# WHAT THE TASK ASKS:
Copy the data exactly; pictures stay out of the copy.

# DATA EXTRACT:
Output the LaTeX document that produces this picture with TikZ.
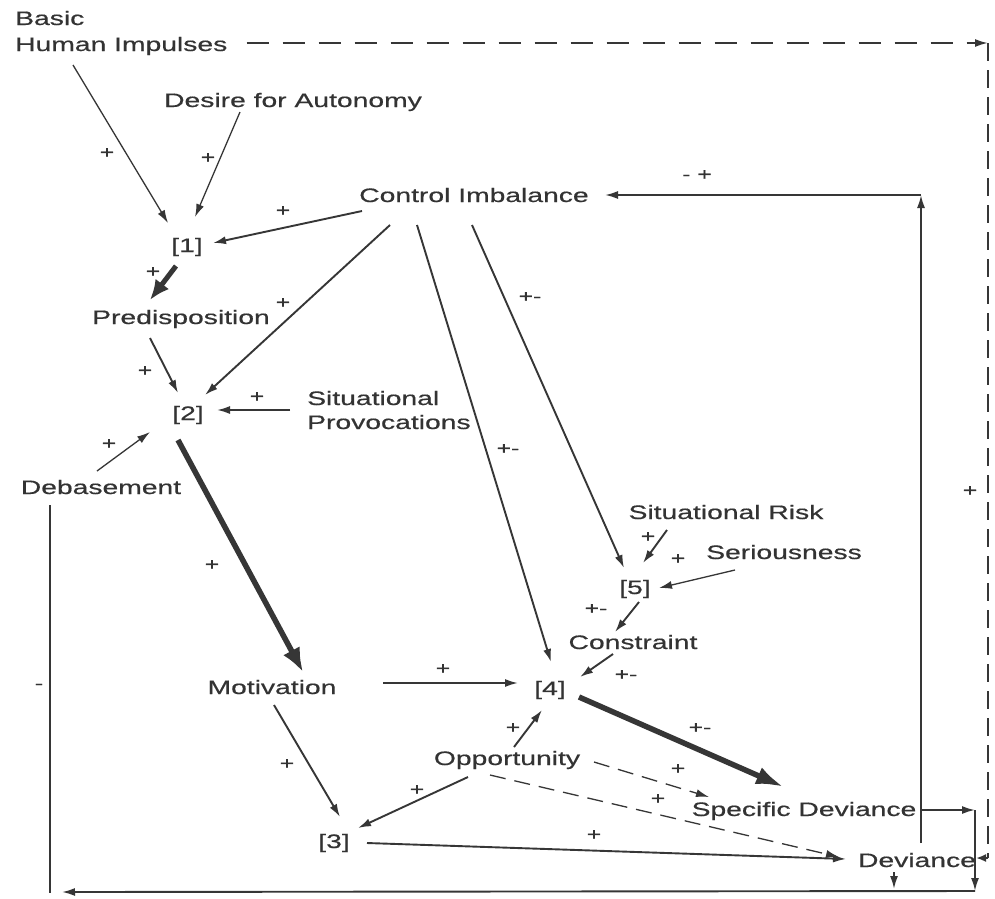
\documentclass[tikz,border=0pt]{standalone}
\usepackage{fontspec}
\setmainfont{Liberation Sans}[FakeStretch=1.45,FakeBold=0.5]
\usetikzlibrary{arrows.meta}
\definecolor{ink}{HTML}{333333}
\definecolor{wire}{HTML}{363636}
\begin{document}
\begin{tikzpicture}[x=1pt,y=-1pt,
  every node/.style={inner sep=0pt, text=ink, font=\fontsize{19.5}{24}\selectfont, text height=14pt, text depth=0pt},
  lbl/.style={font=\fontsize{17}{20}\selectfont, text height=12pt},
  line/.style={draw=wire, line width=1.9pt},
  conn/.style={line, -{Latex[length=13pt,width=8pt]}},
  thinline/.style={line width=1.3pt},
  heavyA/.style={draw=wire, line width=5pt, -{Latex[length=20pt,width=17pt]}},
  heavyB/.style={draw=wire, line width=5.5pt, -{Latex[length=24pt,width=19pt]}},
  heavyC/.style={draw=wire, line width=5.5pt, -{Latex[length=28pt,width=18pt]}},
  dsh/.style={dash pattern=on 16pt off 9pt},
  dshH/.style={dash pattern=on 22pt off 14pt},
  dshV/.style={dash pattern=on 18pt off 9pt}]
\fill[white] (0,0) rectangle (995,898);
\useasboundingbox (0,0) rectangle (995,898);

% nodes
\node[anchor=west] (bhiA) at (15,18) {Basic};
\node[anchor=west] (bhi) at (15,44) {Human Impulses};
\node (dfa) at (293,100) {Desire for Autonomy};
\node (ci) at (474,195) {Control Imbalance};
\node (n1) at (187,245) {[1]};
\node (pre) at (181,317) {Predisposition};
\node (n2) at (188,413) {[2]};
\node[anchor=west] (spA) at (307,398) {Situational};
\node[anchor=west] (sp) at (307,422) {Provocations};
\node (deb) at (101,487) {Debasement};
\node (mot) at (272,687) {Motivation};
\node (n3) at (334,841) {[3]};
\node (opp) at (507,758) {Opportunity};
\node (n4) at (550,688) {[4]};
\node (con) at (633,642) {Constraint};
\node (n5) at (635,587) {[5]};
\node (sr) at (726,512) {Situational Risk};
\node (ser) at (784,552) {Seriousness};
\node (sd) at (804,809) {Specific Deviance};
\node (dev) at (917,860) {Deviance};

% corner coordinates
\coordinate (c1) at (988,43);
\coordinate (c2) at (988,858);
\coordinate (c3) at (921,195);
\coordinate (c4) at (975,810);
\coordinate (c5) at (975,891);
\coordinate (c6) at (62,892);
\coordinate (c7) at (50,893);

% connectors
\draw[conn,thinline] ([shift={(58,21)}]bhi.west) -- ([shift={(-19,-22)}]n1.center);
\draw[conn,thinline] ([shift={(-53,12)}]dfa.center) -- ([shift={(8,-28)}]n1.center);
\draw[conn] ([shift={(-112,16)}]ci.center) -- ([shift={(26,-2)}]n1.center);
\draw[heavyA] ([shift={(-11,21)}]n1.center) -- ([shift={(-31,-17)}]pre.center);
\draw[conn] ([shift={(-84,30)}]ci.center) -- ([shift={(17,-18)}]n2.center);
\draw[conn] ([shift={(-31,21)}]pre.center) -- ([shift={(-10,-20)}]n2.center);
\draw[conn] ([shift={(-17,-12)}]sp.west) -- ([shift={(29,-3)}]n2.center);
\draw[conn,thinline] ([shift={(-4,-16)}]deb.center) -- ([shift={(-38,19)}]n2.center);
\draw[heavyB] ([shift={(-10,27)}]n2.center) -- ([shift={(31,-15)}]mot.center);
\draw[conn] ([shift={(-57,30)}]ci.center) -- ([shift={(1,-26)}]n4.center);
\draw[conn] ([shift={(-2,30)}]ci.center) -- ([shift={(-11,-19)}]n5.center);
\draw[conn] ([shift={(-59,18)}]sr.center) -- ([shift={(8,-24)}]n5.center);
\draw[conn,thinline] ([shift={(-49,18)}]ser.center) -- ([shift={(24,1)}]n5.center);
\draw[conn] ([shift={(4,15)}]n5.center) -- ([shift={(-18,-10)}]con.center);
\draw[conn] ([shift={(-20,12)}]con.center) -- ([shift={(30,-11)}]n4.center);
\draw[conn] ([shift={(111,-4)}]mot.center) -- ([shift={(-32,-5)}]n4.center);
\draw[conn] ([shift={(7,-11)}]opp.center) -- ([shift={(-8,22)}]n4.center);
\draw[heavyC] ([shift={(29,9)}]n4.center) -- ([shift={(-20,-22)}]sd.center);
\draw[conn,thinline,dsh] ([shift={(87,4)}]opp.center) -- ([shift={(-95,-12)}]sd.center);
\draw[conn,thinline,dsh] ([shift={(-17,17)}]opp.center) -- ([shift={(-78,-3)}]dev.center);
\draw[conn] ([shift={(-39,19)}]opp.center) -- ([shift={(24,-13)}]n3.center);
\draw[conn] ([shift={(2,18)}]mot.center) -- ([shift={(6,-24)}]n3.center);
\draw[conn] ([shift={(33,2)}]n3.center) -- ([shift={(-71,-1)}]dev.center);

% feedback paths
\draw[conn,dshH] ([shift={(19,-1)}]bhi.east) -- (c1);
\draw[line,dshV] (c1) -- (c2);
\draw[line,-{Latex[length=10pt,width=8pt]}] (c2) -- ([shift={(59,-2)}]dev.center);
\draw[conn] ([shift={(4,-17)}]dev.center) -- (c3);
\draw[conn] (c3) -- ([shift={(131,0)}]ci.center);
\draw[conn] ([shift={(116,1)}]sd.center) -- (c4);
\draw[conn] (c4) -- (c5);
\draw[conn] ([shift={(-23,12)}]dev.center) -- ([shift={(-23,29)}]dev.center);
\draw[conn] (c5) -- (c6);
\draw[line] ([shift={(-51,18)}]deb.center) -- (c7);

% labels
\node[lbl] (l1) at (107,152) {+};
\node[lbl] (l2) at (208,157) {+};
\node[lbl] (l3) at (283,210) {+};
\node[lbl] (l4) at (153,271) {+};
\node[lbl] (l5) at (283,302) {+};
\node[lbl] (l6) at (145,370) {+};
\node[lbl] (l7) at (257,396) {+};
\node[lbl] (l8) at (109,443) {+};
\node[lbl] (l9) at (212,564) {+};
\node[lbl] (l10) at (508,448) {+-};
\node[lbl] (l11) at (530,296) {+-};
\node[lbl] (l12) at (648,536) {+};
\node[lbl] (l13) at (678,558) {+};
\node[lbl] (l14) at (596,608) {+-};
\node[lbl] (l15) at (626,674) {+-};
\node[lbl] (l16) at (443,668) {+};
\node[lbl] (l17) at (513,727) {+};
\node[lbl] (l18) at (700,727) {+-};
\node[lbl] (l19) at (678,768) {+};
\node[lbl] (l20) at (658,798) {+};
\node[lbl] (l21) at (417,789) {+};
\node[lbl] (l22) at (287,763) {+};
\node[lbl] (l23) at (594,834) {+};
\node[lbl] (l24) at (970,490) {+};
\node[lbl] (l25) at (697,174) {- +};
\node[lbl] (l26) at (39,683) {-};
\end{tikzpicture}
\end{document}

# TASK RESPONSE:
Output the LaTeX document that produces this picture with TikZ.
\documentclass[tikz,border=0pt]{standalone}
\usepackage{fontspec}
\setmainfont{Liberation Sans}[FakeStretch=1.45,FakeBold=0.5]
\usetikzlibrary{arrows.meta}
\definecolor{ink}{HTML}{333333}
\definecolor{wire}{HTML}{363636}
\begin{document}
\begin{tikzpicture}[x=1pt,y=-1pt,
  every node/.style={inner sep=0pt, text=ink, font=\fontsize{19.5}{24}\selectfont, text height=14pt, text depth=0pt},
  lbl/.style={font=\fontsize{17}{20}\selectfont, text height=12pt},
  line/.style={draw=wire, line width=1.9pt},
  conn/.style={line, -{Latex[length=13pt,width=8pt]}},
  thinline/.style={line width=1.3pt},
  heavyA/.style={draw=wire, line width=5pt, -{Latex[length=20pt,width=17pt]}},
  heavyB/.style={draw=wire, line width=5.5pt, -{Latex[length=24pt,width=19pt]}},
  heavyC/.style={draw=wire, line width=5.5pt, -{Latex[length=28pt,width=18pt]}},
  dsh/.style={dash pattern=on 16pt off 9pt},
  dshH/.style={dash pattern=on 22pt off 14pt},
  dshV/.style={dash pattern=on 18pt off 9pt}]
\fill[white] (0,0) rectangle (995,898);
\useasboundingbox (0,0) rectangle (995,898);

% nodes
\node[anchor=west] (bhiA) at (15,18) {Basic};
\node[anchor=west] (bhi) at (15,44) {Human Impulses};
\node (dfa) at (293,100) {Desire for Autonomy};
\node (ci) at (474,195) {Control Imbalance};
\node (n1) at (187,245) {[1]};
\node (pre) at (181,317) {Predisposition};
\node (n2) at (188,413) {[2]};
\node[anchor=west] (spA) at (307,398) {Situational};
\node[anchor=west] (sp) at (307,422) {Provocations};
\node (deb) at (101,487) {Debasement};
\node (mot) at (272,687) {Motivation};
\node (n3) at (334,841) {[3]};
\node (opp) at (507,758) {Opportunity};
\node (n4) at (550,688) {[4]};
\node (con) at (633,642) {Constraint};
\node (n5) at (635,587) {[5]};
\node (sr) at (726,512) {Situational Risk};
\node (ser) at (784,552) {Seriousness};
\node (sd) at (804,809) {Specific Deviance};
\node (dev) at (917,860) {Deviance};

% corner coordinates
\coordinate (c1) at (988,43);
\coordinate (c2) at (988,858);
\coordinate (c3) at (921,195);
\coordinate (c4) at (975,810);
\coordinate (c5) at (975,891);
\coordinate (c6) at (62,892);
\coordinate (c7) at (50,893);

% connectors
\draw[conn,thinline] ([shift={(58,21)}]bhi.west) -- ([shift={(-19,-22)}]n1.center);
\draw[conn,thinline] ([shift={(-53,12)}]dfa.center) -- ([shift={(8,-28)}]n1.center);
\draw[conn] ([shift={(-112,16)}]ci.center) -- ([shift={(26,-2)}]n1.center);
\draw[heavyA] ([shift={(-11,21)}]n1.center) -- ([shift={(-31,-17)}]pre.center);
\draw[conn] ([shift={(-84,30)}]ci.center) -- ([shift={(17,-18)}]n2.center);
\draw[conn] ([shift={(-31,21)}]pre.center) -- ([shift={(-10,-20)}]n2.center);
\draw[conn] ([shift={(-17,-12)}]sp.west) -- ([shift={(29,-3)}]n2.center);
\draw[conn,thinline] ([shift={(-4,-16)}]deb.center) -- ([shift={(-38,19)}]n2.center);
\draw[heavyB] ([shift={(-10,27)}]n2.center) -- ([shift={(31,-15)}]mot.center);
\draw[conn] ([shift={(-57,30)}]ci.center) -- ([shift={(1,-26)}]n4.center);
\draw[conn] ([shift={(-2,30)}]ci.center) -- ([shift={(-11,-19)}]n5.center);
\draw[conn] ([shift={(-59,18)}]sr.center) -- ([shift={(8,-24)}]n5.center);
\draw[conn,thinline] ([shift={(-49,18)}]ser.center) -- ([shift={(24,1)}]n5.center);
\draw[conn] ([shift={(4,15)}]n5.center) -- ([shift={(-18,-10)}]con.center);
\draw[conn] ([shift={(-20,12)}]con.center) -- ([shift={(30,-11)}]n4.center);
\draw[conn] ([shift={(111,-4)}]mot.center) -- ([shift={(-32,-5)}]n4.center);
\draw[conn] ([shift={(7,-11)}]opp.center) -- ([shift={(-8,22)}]n4.center);
\draw[heavyC] ([shift={(29,9)}]n4.center) -- ([shift={(-20,-22)}]sd.center);
\draw[conn,thinline,dsh] ([shift={(87,4)}]opp.center) -- ([shift={(-95,-12)}]sd.center);
\draw[conn,thinline,dsh] ([shift={(-17,17)}]opp.center) -- ([shift={(-78,-3)}]dev.center);
\draw[conn] ([shift={(-39,19)}]opp.center) -- ([shift={(24,-13)}]n3.center);
\draw[conn] ([shift={(2,18)}]mot.center) -- ([shift={(6,-24)}]n3.center);
\draw[conn] ([shift={(33,2)}]n3.center) -- ([shift={(-71,-1)}]dev.center);

% feedback paths
\draw[conn,dshH] ([shift={(19,-1)}]bhi.east) -- (c1);
\draw[line,dshV] (c1) -- (c2);
\draw[line,-{Latex[length=10pt,width=8pt]}] (c2) -- ([shift={(59,-2)}]dev.center);
\draw[conn] ([shift={(4,-17)}]dev.center) -- (c3);
\draw[conn] (c3) -- ([shift={(131,0)}]ci.center);
\draw[conn] ([shift={(116,1)}]sd.center) -- (c4);
\draw[conn] (c4) -- (c5);
\draw[conn] ([shift={(-23,12)}]dev.center) -- ([shift={(-23,29)}]dev.center);
\draw[conn] (c5) -- (c6);
\draw[line] ([shift={(-51,18)}]deb.center) -- (c7);

% labels
\node[lbl] (l1) at (107,152) {+};
\node[lbl] (l2) at (208,157) {+};
\node[lbl] (l3) at (283,210) {+};
\node[lbl] (l4) at (153,271) {+};
\node[lbl] (l5) at (283,302) {+};
\node[lbl] (l6) at (145,370) {+};
\node[lbl] (l7) at (257,396) {+};
\node[lbl] (l8) at (109,443) {+};
\node[lbl] (l9) at (212,564) {+};
\node[lbl] (l10) at (508,448) {+-};
\node[lbl] (l11) at (530,296) {+-};
\node[lbl] (l12) at (648,536) {+};
\node[lbl] (l13) at (678,558) {+};
\node[lbl] (l14) at (596,608) {+-};
\node[lbl] (l15) at (626,674) {+-};
\node[lbl] (l16) at (443,668) {+};
\node[lbl] (l17) at (513,727) {+};
\node[lbl] (l18) at (700,727) {+-};
\node[lbl] (l19) at (678,768) {+};
\node[lbl] (l20) at (658,798) {+};
\node[lbl] (l21) at (417,789) {+};
\node[lbl] (l22) at (287,763) {+};
\node[lbl] (l23) at (594,834) {+};
\node[lbl] (l24) at (970,490) {+};
\node[lbl] (l25) at (697,174) {- +};
\node[lbl] (l26) at (39,683) {-};
\end{tikzpicture}
\end{document}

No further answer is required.